Existing tariffs cost the average U.S. household $700 in 2026, according to the Tax Foundation, a nonprofit tax policy research organization, citing a figure that does not include any new tariffs on countries with digital services taxes.

At least nine European countries, including France, Italy, Spain and the United Kingdom, have implemented digital services taxes, which the Tax Foundation describes as targeting large American technology companies, according to a tracker the organization updated through May 2026.

Trump issued the warning Friday in a post on Truth Social, saying the tariff would “immediately” take effect and would supersede any existing or pending trade deals with the affected country.

Belgium is expected to implement a digital services tax by Jan. 1, 2027, and Germany considered but did not adopt a 10% digital advertising tax in June 2025, according to the Tax Foundation tracker.

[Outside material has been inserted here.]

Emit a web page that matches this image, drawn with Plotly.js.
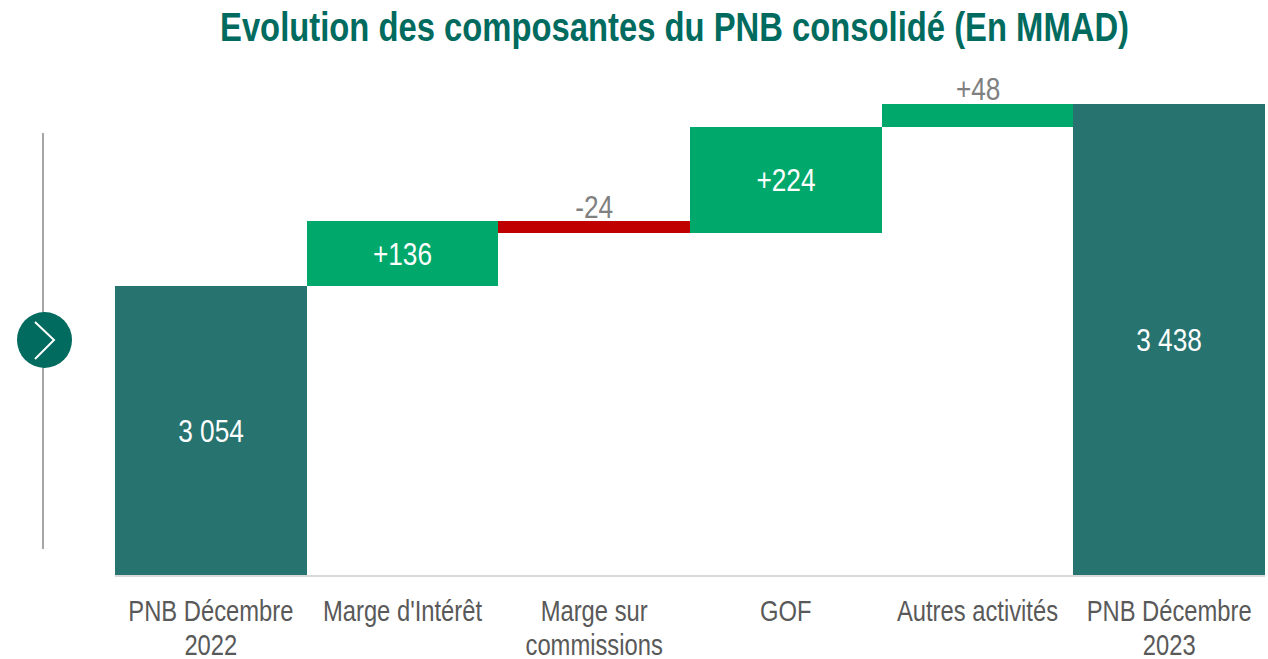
<!DOCTYPE html>
<html>
<head>
<meta charset="utf-8">
<script src="https://cdn.plot.ly/plotly-3.0.1.min.js"></script>
<style>html,body{margin:0;padding:0;background:#fff;overflow:hidden}</style>
</head>
<body>
<div id="chart" style="width:1268px;height:659px"></div>
<script>
const categories = ["PNB Décembre<br>2022", "Marge d'Intérêt", "Marge sur<br>commissions", "GOF", "Autres activités", "PNB Décembre<br>2023"];
const barLows = [0, 3054, 3166, 3166, 3390, 0];
const barHighs = [3054, 3190, 3190, 3390, 3438, 3438];
const barLabels = ["3 054", "+136", "-24", "+224", "+48", "3 438"];
const barColors = ["#267370", "#00A86B", "#C00000", "#00A86B", "#00A86B", "#267370"];
const labelOutside = [false, false, true, false, true, false];
const axisRange = [2444, 3499];

const FONT = "'Liberation Sans',Arial,sans-serif";
const W = 1268, H = 659;
const NARROW = 0.82;

const visibleLows = barLows.map(v => Math.max(v, axisRange[0]));

const trace = {
  type: "bar",
  x: categories,
  y: barHighs.map((v, i) => v - visibleLows[i]),
  base: visibleLows,
  text: barLabels.map((t, i) => labelOutside[i] ? "" : t),
  textposition: "inside",
  insidetextanchor: "middle",
  constraintext: "none",
  textangle: 0,
  textfont: {family: FONT, size: 32, color: "#ffffff"},
  marker: {color: barColors, line: {width: 0}},
  width: 1,
  hoverinfo: "x+y"
};

const annotations = categories.map((c, i) => labelOutside[i] ? {
  x: c, y: barHighs[i], xref: "x", yref: "y",
  text: barLabels[i], showarrow: false, yanchor: "bottom", yshift: -5.5,
  font: {family: FONT, size: 32, color: "#808080"}
} : null).filter(Boolean);

const layout = {
  width: W, height: H,
  margin: {l: 115, r: 3, t: 75, b: 84, pad: 0},
  paper_bgcolor: "#ffffff",
  plot_bgcolor: "#ffffff",
  showlegend: false,
  bargap: 0,
  annotations: annotations,
  title: {
    text: "<b>Evolution des composantes du PNB consolidé (En MMAD)</b>",
    font: {family: FONT, size: 40, color: "#006B5E"},
    x: 674.5 / W, xanchor: "center",
    y: 1 - 27 / H, yanchor: "middle"
  },
  xaxis: {
    type: "category",
    categoryorder: "array",
    categoryarray: categories,
    showgrid: false, zeroline: false,
    showline: true, linecolor: "#D9D9D9", linewidth: 2,
    ticks: "", ticklen: 0,
    tickangle: 0,
    ticklabelstandoff: 9,
    tickfont: {family: FONT, size: 29, color: "#595959"},
    automargin: false
  },
  yaxis: {
    range: axisRange,
    visible: false,
    showgrid: false, zeroline: false,
    fixedrange: true
  },
  shapes: [
    {type: "line", xref: "paper", yref: "paper", xsizemode: "pixel", ysizemode: "pixel", xanchor: 0, yanchor: 0,
     x0: 43 - 115, x1: 43 - 115, y0: 26, y1: 442, line: {color: "#A6A6A6", width: 2}, layer: "below"},
    {type: "circle", xref: "paper", yref: "paper", xsizemode: "pixel", ysizemode: "pixel", xanchor: 0, yanchor: 0,
     x0: 17 - 115, x1: 72 - 115, y0: 575 - 368, y1: 575 - 312, fillcolor: "#006B5E", line: {width: 0}},
    {type: "path", xref: "paper", yref: "paper", xsizemode: "pixel", ysizemode: "pixel", xanchor: 0, yanchor: 0,
     path: "M " + (35 - 115) + " " + (575 - 322) + " L " + (54 - 115) + " " + (575 - 340) + " L " + (35 - 115) + " " + (575 - 359),
     line: {color: "#ffffff", width: 2}}
  ]
};

Plotly.newPlot("chart", [trace], layout, {displayModeBar: false, responsive: false}).then(gd => {
  // The reference uses a narrow face; no narrow font is installed, so condense the real text.
  gd.querySelectorAll(".xtick text tspan.line").forEach(t => {
    if (t.previousElementSibling) t.setAttribute("dy", "34px");
  });
  gd.querySelectorAll("svg.main-svg text").forEach(t => {
    if (!t.textContent) return;
    const b = t.getBBox();
    const cx = b.x + b.width / 2;
    const old = t.getAttribute("transform") || "";
    t.setAttribute("transform", old + " translate(" + cx + " 0) scale(" + NARROW + " 1) translate(" + (-cx) + " 0)");
  });
});
</script>
</body>
</html>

Trump set a July 4 deadline for the European Union to implement the broader trade agreement or face “much higher” tariffs, he said in a May 7 Truth Social post. The EU completed that process Thursday when the EU Council gave final approval to implementing legislation. The agreement, which caps tariffs on most EU exports at 15%, does not address digital services taxes.

The Office of the U.S. Trade Representative launched Section 301 investigations into 10 countries and the EU over digital services taxes in June 2020, during Trump’s first term, according to Federal Register records. Retaliatory tariff actions were terminated in late 2021 after the targeted countries joined an Organisation for Economic Co-Operation and Development (OECD) agreement on digital taxation, a deal that has since stalled without full implementation.

Canada rescinded its digital services tax hours before it was set to take effect in June 2025 after Trump threatened to terminate all trade talks with the country, according to a statement from Canada’s Department of Finance.